-- START OF Dataset entries --

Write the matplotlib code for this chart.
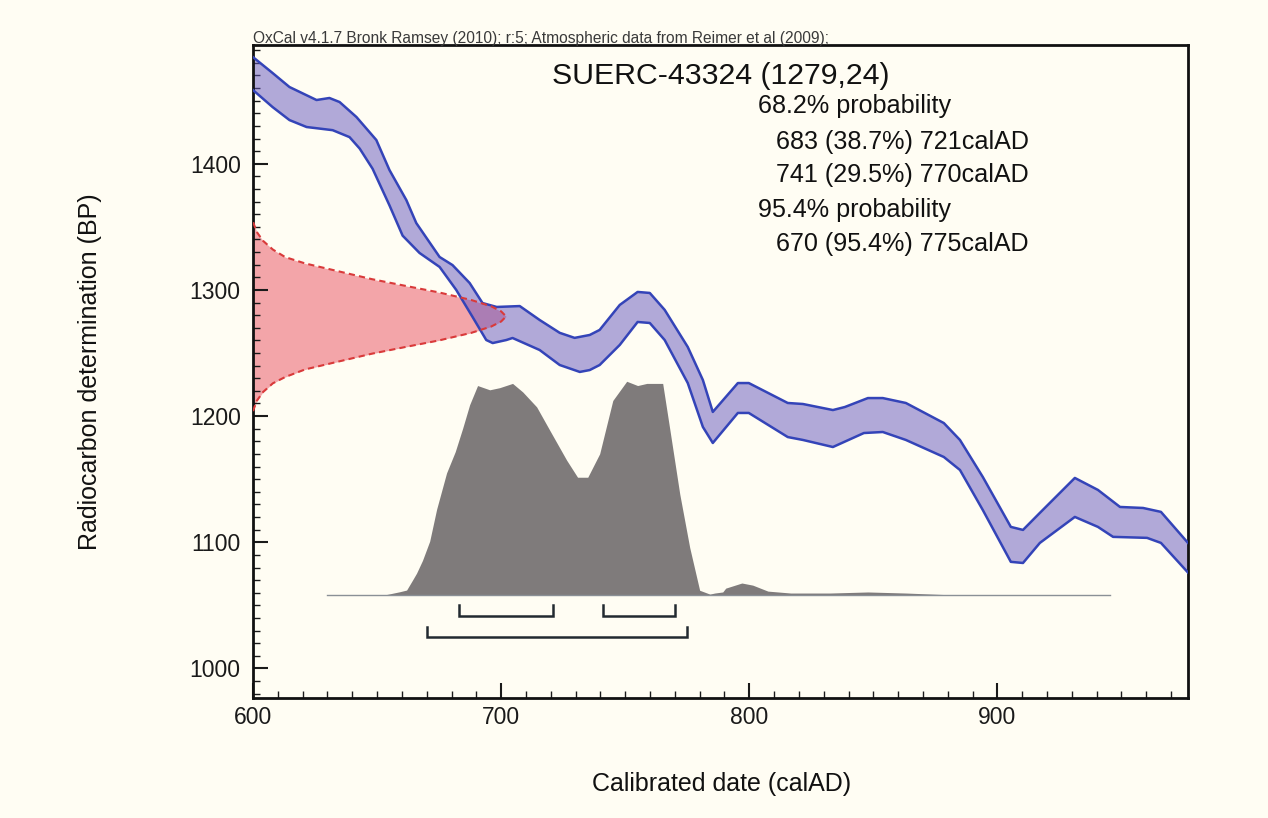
import numpy as np
import matplotlib
matplotlib.use('Agg')
import matplotlib.pyplot as plt
from matplotlib.ticker import MultipleLocator

# ---------------- data ----------------
# Calibration curve envelope (IntCal09), calAD -> BP
cal_upper_x = [600, 607.9, 614.7, 625.6, 630.8, 634.9, 641.7, 649.7, 655.0, 661.8, 665.8,
               675.2, 680.4, 687.3, 692.5, 698.2, 707.5, 715.5, 723.6, 729.6, 735.7, 739.7,
               747.8, 755.0, 759.9, 765.9, 775.2, 781.3, 785.3, 795.4, 799.8, 815.5, 821.6,
               833.7, 838.5, 847.8, 853.8, 863.1, 878.4, 884.9, 894.1, 905.4, 910.3, 917.1,
               931.2, 940.5, 949.4, 958.7, 965.9, 976.8]
cal_upper_y = [1484.5, 1471.9, 1460.8, 1450.5, 1452.1, 1448.9, 1437.0, 1418.8, 1395.0, 1371.2, 1353.0,
               1326.1, 1319.7, 1305.5, 1289.6, 1286.5, 1287.2, 1276.2, 1266.0, 1262.0, 1264.3, 1268.3,
               1288.1, 1298.4, 1297.6, 1284.2, 1254.8, 1228.6, 1203.3, 1226.2, 1226.2, 1210.4, 1209.6,
               1204.8, 1207.2, 1214.3, 1214.3, 1210.4, 1194.5, 1181.1, 1151.8, 1112.2, 1109.8, 1123.3,
               1151.0, 1141.5, 1128.0, 1127.2, 1124.1, 1099.5]
cal_lower_x = [600, 607.9, 614.7, 621.6, 632.1, 638.9, 643.0, 648.2, 655.0, 660.3,
               667.1, 675.2, 681.9, 688.5, 694.0, 696.6, 702.1, 704.6, 715.5, 723.6, 731.7,
               735.7, 739.7, 747.8, 755.0, 759.9, 765.9, 775.2, 781.3, 785.3, 795.4, 799.8,
               815.5, 821.6, 833.7, 846.2, 853.8, 863.1, 878.4, 884.9, 894.1, 905.4, 910.3,
               917.1, 931.2, 940.5, 946.6, 960.3, 965.9, 976.8]
cal_lower_y = [1458.4, 1444.9, 1434.6, 1429.1, 1426.6, 1421.1, 1412.0, 1396.0, 1367.0, 1343.0,
               1329.3, 1318.2, 1300.0, 1278.5, 1260.3, 1257.9, 1260.3, 1261.9, 1252.4, 1240.5, 1235.0,
               1236.5, 1240.5, 1256.4, 1274.6, 1273.8, 1260.3, 1226.2, 1191.4, 1178.7, 1202.5, 1202.5,
               1183.4, 1181.1, 1175.5, 1186.6, 1187.4, 1181.1, 1167.6, 1157.3, 1125.6, 1084.5, 1083.6,
               1099.5, 1120.1, 1112.2, 1104.3, 1103.5, 1099.5, 1076.0]

# Radiocarbon measurement distribution: BP value -> drawn width (years)
meas_bp = [1204, 1212, 1219, 1226, 1231, 1237, 1243.5, 1249.5, 1255, 1260, 1266, 1271, 1275, 1279,
           1283, 1287, 1292, 1298, 1303, 1308.5, 1314.5, 1321, 1326, 1332, 1339, 1346, 1354]
meas_w = [0, 1.5, 4, 8, 13, 21, 35, 48, 62, 75, 88, 96, 100, 102,
          100, 96, 88, 75, 62, 48, 35, 21, 13, 8, 4, 1.5, 0]

# Calibrated date probability (relative to maximum)
post_x = [630.0, 653.8, 659.1, 661.9, 664.3, 665.9, 668.3, 671.2, 674.0, 678.0, 681.5, 684.5,
          687.3, 690.5, 695.4, 699.4, 704.6, 708.7, 714.3, 719.6, 726.4, 730.8, 734.9, 739.7,
          745.0, 750.6, 755.0, 758.7, 765.1, 767.9, 772.0, 776.0, 780.0, 784.1, 786.1, 789.3,
          790.5, 797.0, 801.4, 807.5, 816.7, 832.5, 847.8, 863.1, 878.4, 945.4]
post_p = [0, 0, 0.013, 0.021, 0.068, 0.10, 0.16, 0.25, 0.40, 0.57, 0.67, 0.78,
          0.89, 0.98, 0.96, 0.97, 0.99, 0.95, 0.88, 0.77, 0.63, 0.55, 0.55, 0.66,
          0.91, 1.00, 0.98, 0.99, 0.99, 0.78, 0.47, 0.22, 0.02, 0.002, 0.007, 0.012,
          0.03, 0.054, 0.044, 0.016, 0.007, 0.007, 0.012, 0.007, 0, 0]

ranges_68 = [(683, 721), (741, 770)]
ranges_95 = [(670, 775)]

header = "OxCal v4.1.7 Bronk Ramsey (2010); r:5; Atmospheric data from Reimer et al (2009);"
title = "SUERC-43324 (1279,24)"
info_lines = ["68.2% probability", "683 (38.7%) 721calAD", "741 (29.5%) 770calAD",
              "95.4% probability", "670 (95.4%) 775calAD"]
info_indent = [False, True, True, False, True]
xlabel = "Calibrated date (calAD)"
ylabel = "Radiocarbon determination (BP)"

# ---------------- style ----------------
W, H = 1268, 818
bg = '#fffdf3'
plt.rcParams['font.family'] = ['Liberation Sans', 'DejaVu Sans']

fig = plt.figure(figsize=(W / 100, H / 100), dpi=100, facecolor=bg)
ax = fig.add_axes([253 / W, 1 - 698 / H, (1188 - 253) / W, (698 - 45) / H])
ax.set_facecolor(bg)

x0, x1 = 600, 976.8
y0, y1 = 976.6, 1494.1
ax.set_xlim(x0, x1)
ax.set_ylim(y0, y1)

# measurement distribution on the y axis
mx = x0 + np.asarray(meas_w)
ax.fill_betweenx(meas_bp, x0, mx, color='#e94f61', alpha=0.5, lw=0, zorder=1)
ax.plot(mx, meas_bp, color='#d93a3a', lw=1.5, ls=(0, (3, 2)), zorder=5)

# calibration band
poly_x = np.r_[cal_upper_x, cal_lower_x[::-1]]
poly_y = np.r_[cal_upper_y, cal_lower_y[::-1]]
ax.fill(poly_x, poly_y, color='#6557bf', alpha=0.5, lw=0, zorder=2)
ax.plot(cal_upper_x, cal_upper_y, color='#3444b8', lw=1.8, zorder=4, solid_joinstyle='round')
ax.plot(cal_lower_x, cal_lower_y, color='#3444b8', lw=1.8, zorder=4, solid_joinstyle='round')

# calibrated distribution
base = 1058.6
scale = 169.0
py = base + scale * np.asarray(post_p)
ax.fill_between(post_x, base, py, color='#7f7b7b', lw=0, zorder=3)
ax.plot([post_x[0], post_x[-1]], [base, base], color='#8a9096', lw=1.0, zorder=3)

# range brackets
def bracket(a, b, yline, ytop):
    ax.plot([a, a, b, b], [ytop, yline, yline, ytop], color='#222a30', lw=1.8,
            solid_joinstyle='miter', zorder=4)

for a, b in ranges_68:
    bracket(a, b, 1041.2, 1050.3)
for a, b in ranges_95:
    bracket(a, b, 1025.2, 1033.1)

# axes styling
for s in ax.spines.values():
    s.set_linewidth(2.0)
    s.set_color('#111111')
ax.xaxis.set_major_locator(MultipleLocator(100))
ax.xaxis.set_minor_locator(MultipleLocator(10))
ax.yaxis.set_major_locator(MultipleLocator(100))
ax.yaxis.set_minor_locator(MultipleLocator(10))
ax.tick_params(which='both', direction='in', top=False, right=False, colors='#1a1a1a')
ax.tick_params(which='major', length=11, width=1.5, labelsize=16.5)
ax.tick_params(which='minor', length=5, width=1.0)
ax.tick_params(axis='x', which='major', pad=6.0)
ax.tick_params(axis='y', which='major', pad=8.9)
ax.set_yticks([1000, 1100, 1200, 1300, 1400])
ax.set_xticks([600, 700, 800, 900])

# texts
def ft(x, y, s, **kw):
    fig.text(x / W, 1 - y / H, s, **kw)

ft(253, 43, header, fontsize=11.2, color='#3a3a3a', va='baseline', ha='left')
ft(552, 84, title, fontsize=21.8, color='#111111', va='baseline', ha='left')
ys = [113, 149, 182, 217, 251]
for s, ind, yy in zip(info_lines, info_indent, ys):
    ft(776 if ind else 758, yy, s, fontsize=18.1, color='#111111', va='baseline', ha='left')

ft(721.7, 791, xlabel, fontsize=18, color='#111111', va='baseline', ha='center')
ft(90, 372, ylabel, fontsize=18, color='#111111', va='center', ha='center', rotation=90)

fig.savefig('out.png', dpi=100, facecolor=bg)
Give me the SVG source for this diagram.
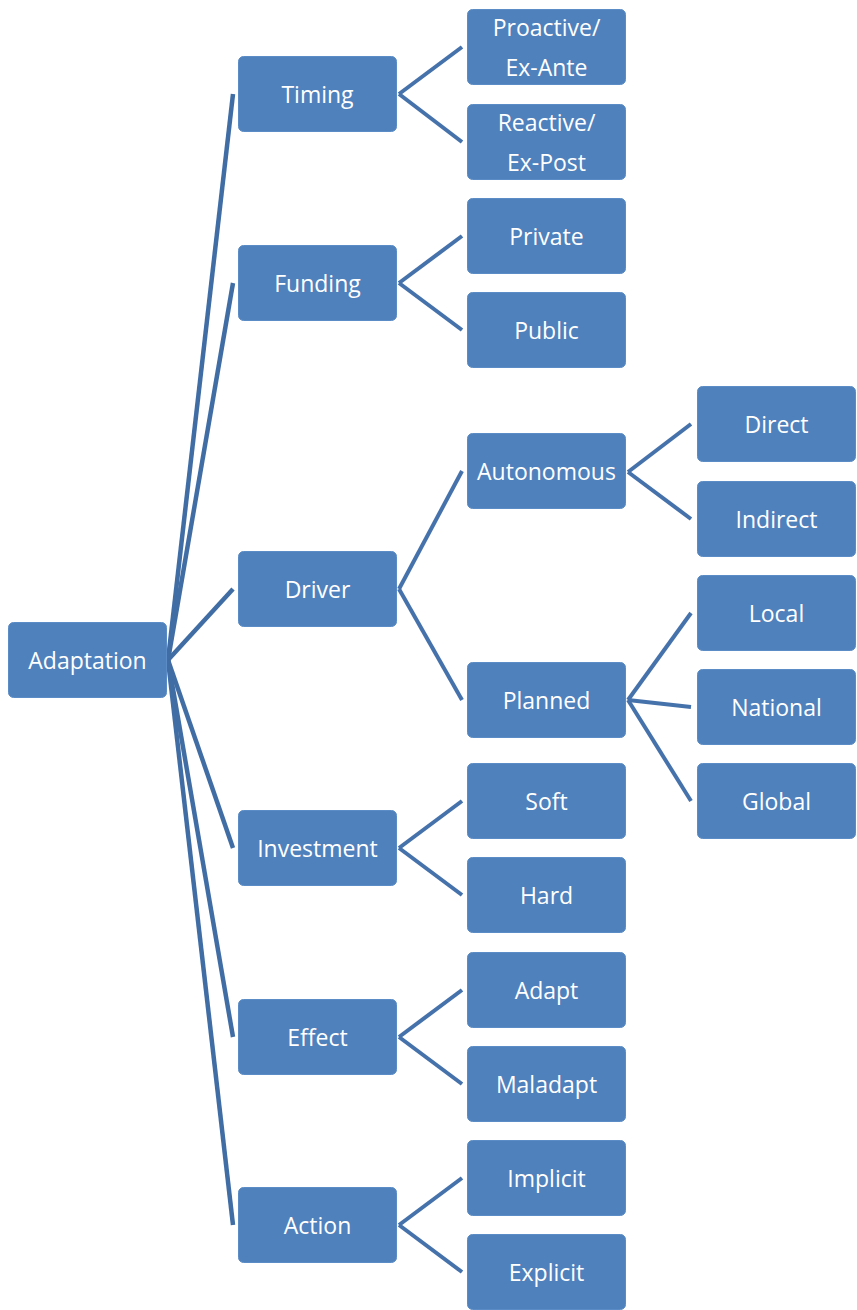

-- END OF Dataset entries --

- **Task to carry out**:
Only the lines from the start of the records through the line containing "from matplotlib.ticker import MultipleLocator" should be repeated, word for word, with the pictures left out.

- **Response for this exercise**:
Write the matplotlib code for this chart.
import numpy as np
import matplotlib
matplotlib.use('Agg')
import matplotlib.pyplot as plt
from matplotlib.ticker import MultipleLocator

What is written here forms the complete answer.